Analyzing Ruts and Compactions

Researchers at the University of Minnesota Extension studied the effect these ruts and compactions have on corn yields. To do this they performed a GPS analysis on seven pairs of ruts and non-rutted areas in four fields. The researchers tracked corn height, population and growth stages during the growing season. They found that plant population was not statistically different between the rutted and non-rutted areas, but the non-rutted corn was 8.5 in. taller and one growth stage ahead of the rutted corn.

After hand harvesting the observation area in the fall, the final population, grain moisture and corn yield were measured. While most areas weren’t affected, yield was dramatically decreased at 28 bushels per acre less in the rutted areas. This equated to an average 17 percent yield decrease over all seven sites.

Why Soil Compaction Hurts Yields

Compaction hinders plant growth and development, creating an environment for poor root system establishment. This leads to nutrient deficiencies and the reduced ability for nutrient uptake. Compaction decreases pore space in the soil and reduces its ability to filter water down. Whereas, a well-structured soil holds and conducts water, nutrients and air–all of which are necessary for healthy plan root activity.

How to Reduce Compaction

Compaction is more likely to occur when soil is wet, amplifying the damage heavy equipment and tillage implements have to the soil’s structure. The first step to minimizing soil compaction is to stay out of those wet fields when soil moisture is at or near field capacity, and let the field dry out before taking any heavy equipment into it.

Deep tillage can help break up the hard pans that can form deeper in the soil. But, University of Minnesota researchers note that the research has shown that it doesn’t improve overall soil structure and the benefits are usually limited to shorter time periods.

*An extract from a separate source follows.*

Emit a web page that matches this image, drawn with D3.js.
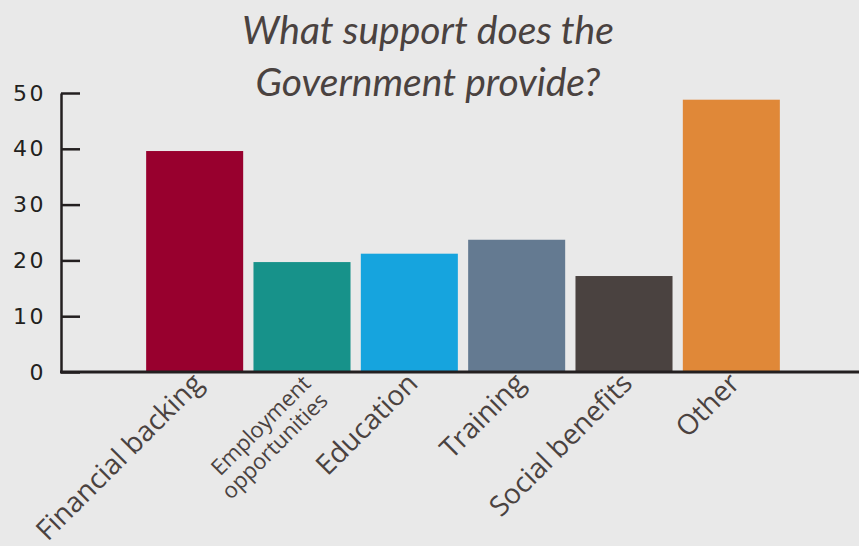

Equipment tire size and pressure can also impact compaction. Larger wheels and tires allow for better floatation and lower tire pressure spreads out the tire area, reducing the load on the soil. According to Iowa State University Crop Extension, researchers found that soil farmed with equipment exerting a maximum of 6-psi surface pressure yielded nine more bushels of corn per acre than soil farmed with more conventional tires exerting 16-psi surface pressure. Radial tires can be inflated as low as 6 to 8 psi, but growers should check in with their equipment dealer to confirm proper tire pressure.

Soil compaction can become a significant issue, but it can be addressed through management. Avoiding field operations when the soil is wet, use deep tillage when soil is dry enough to shatter, and consider the benefits of conservation tillage. Conservation tillage is the best long-term solution as it doesn’t disrupt the soil structure as much.